C’est parce que l’économie solidaire est un exemple concret de pratiques économiques respectueuses des salariés, de l’environnement et des consommateurs, que le débat politique ne peut plus uniquement porter sur la répartition des fruits de la richesse, mais sur la définition même de la richesse et les modalités de sa production.
C’est parce que l’économie solidaire est un projet démocratique visant à instaurer de la démocratie participative dans l’ensemble des sphères du monde commun, y compris la sphère économique, que l’on ne peut réduire les discussions politiques aux seules réformes du parlement.
C’est parce que l’économie solidaire est une utopie pariant sur la coopération et la solidarité pour construire un monde meilleur, que l’on ne peut réduire le débat public à des questions pratiques de vie quotidienne.
Une telle ambition ne devrait-elle pas être au cœur du débat électoral ?
Une économie plurielle pour faire vivre une société plurielle
De même que la réponse à la crise démocratique ouverte par le 21 avril 2002 en France n’est pas uniquement institutionnelle, le débat sur la construction européenne ne renvoie pas uniquement à l’élaboration d’un compromis constitutionnel. Ce que nous a permit de comprendre le débat sur le traité constitutionnel, c’est qu’il n’est pas possible de prôner l’union dans la diversité (qui est la devise de l’Europe) en se référant à un modèle économique uniformisant.
Nos sociétés sont, chaque jour, de plus en plus pluriculturelles. Les deux modèles démocratiques de gestion de cette pluriculturalité (le républicanisme français et le multiculturalisme anglo-saxon) sont de moins en moins opérants. D’où la tentation des élites de répondre à ce défi de l’altérité par l’arme de l’uniformité. Instaurer, partout, une société de marché, c’est-à-dire une société où la recherche de sens, la production des biens et des services et l’élaboration de normes communes obéissent à un principe unique : la maximisation de l’utilité individuelle.

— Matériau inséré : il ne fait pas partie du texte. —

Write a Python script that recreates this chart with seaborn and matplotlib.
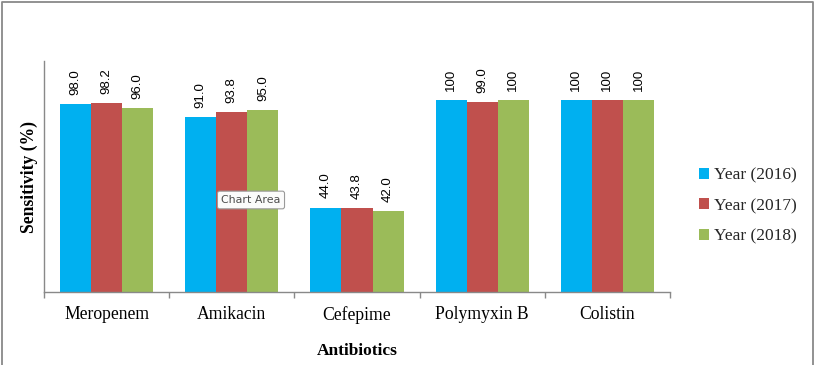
import pandas as pd
import seaborn as sns
import matplotlib.pyplot as plt
from matplotlib.lines import Line2D
import numpy as np

# === Data ===
antibiotics = ['Meropenem', 'Amikacin', 'Cefepime', 'Polymyxin B', 'Colistin']
years = ['Year (2016)', 'Year (2017)', 'Year (2018)']
sens_2016 = [98.0, 91.0, 44.0, 100, 100]
sens_2017 = [98.2, 93.8, 43.8, 99.0, 100]
sens_2018 = [96.0, 95.0, 42.0, 100, 100]
colors = ['#00B0F0', '#C0504D', '#9BBB59']

rows = []
for year, vals in zip(years, [sens_2016, sens_2017, sens_2018]):
    for ab, v in zip(antibiotics, vals):
        rows.append({'Antibiotics': ab, 'Year': year, 'Sensitivity': v})
df = pd.DataFrame(rows)

sns.set_theme(style='white')
serif = ['Liberation Serif', 'DejaVu Serif']

fig = plt.figure(figsize=(8.15, 3.65), dpi=100)
ax = fig.add_axes([44 / 815, 73 / 365, 626 / 815, 231 / 365])

sns.barplot(data=df, x='Antibiotics', y='Sensitivity', hue='Year',
            palette=colors, width=0.745, gap=0, saturation=1,
            edgecolor='none', linewidth=0, ax=ax, legend=True)

ax.set_ylim(0, 120.3)
ax.set_xlim(-0.5, len(antibiotics) - 0.5)

# data labels
for cont in ax.containers:
    for bar in cont:
        v = bar.get_height()
        txt = '100' if v == 100 else f'{v:.1f}'
        ax.annotate(txt, (bar.get_x() + bar.get_width() / 2, v),
                    xytext=(0, 6.5), textcoords='offset points',
                    rotation=90, ha='center', va='bottom',
                    fontsize=9.5, family=['Liberation Sans', 'DejaVu Sans'],
                    color='black')

# axes styling
for s in ['top', 'right']:
    ax.spines[s].set_visible(False)
for s in ['left', 'bottom']:
    ax.spines[s].set_color('#898989')
    ax.spines[s].set_linewidth(1)
ax.set_yticks([])
ax.set_xticks(range(len(antibiotics)))
ax.set_xticklabels(antibiotics, family=serif, fontsize=12.7, color='black')
ax.tick_params(axis='x', which='major', length=0, pad=10)
ax.set_xticks(np.arange(-0.5, len(antibiotics)), minor=True)
ax.tick_params(axis='x', which='minor', length=4, width=1, color='#898989',
               direction='out', bottom=True)

ax.set_xlabel('Antibiotics', family=serif, fontsize=12.5, fontweight='bold',
              labelpad=14, color='black')
ax.set_ylabel('Sensitivity (%)', family=serif, fontsize=12.7,
              fontweight='bold', labelpad=4, color='black')

# legend
ax.legend(loc='center left', bbox_to_anchor=(690 / 815, 1 - 206 / 365),
          bbox_transform=fig.transFigure, frameon=False,
          prop={'family': serif, 'size': 12.5}, handlelength=0.6,
          handleheight=0.6, handletextpad=0.3, labelspacing=0.82,
          borderpad=0)

# tooltip artifact
fig.text(251 / 815, 1 - 200 / 365, 'Chart Area', ha='center', va='center',
         fontsize=7.9, family=['DejaVu Sans'], color='#4d4d4d',
         bbox=dict(boxstyle='round,pad=0.35,rounding_size=0.2',
                   facecolor='#fbfbfb', edgecolor='#9a9a9a', linewidth=0.8))

# chart border
x0, x1, yt = 1.5 / 815, 812.5 / 815, 1 - 1.5 / 365
fig.add_artist(Line2D([x0, x0, x1, x1], [0, yt, yt, 0],
                      transform=fig.transFigure, color='#898989', lw=1.3))

plt.savefig('out.png', dpi=100)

Des réformes politiques visant à revaloriser les institutions sont possibles. Pourtant, ces réformes nécessaires ne sont pas suffisantes. En ne remettant pas en cause la pertinence d’un modèle qu’aucune science économique ne sait piloter, en refusant, au nom du pragmatisme, de débattre d’un projet global du vivre ensemble, les responsables politiques ne sont pas à la hauteur des enjeux. En réduisant l’économique à des débats fiscaux et en niant le symbolique, ils font le lit des extrémistes et alimentent un rejet des élites qui sapent les fondements de la démocratie. Certes, l’économie solidaire n’est pas la solution miracle à la crise démocratique, mais elle porte en elle une exigence vitale : ouvrir l’horizon des possibles. Inscrire l’économie solidaire au cœur du débat public, c’est promouvoir une démocratie inventive qui soit à la hauteur des attentes des Français. Faute de quoi, il est à craindre que le séisme du 21 avril 2002 ne soit rien à côté de celui que la France pourrait connaître le soir du premier tour de l’élection présidentielle.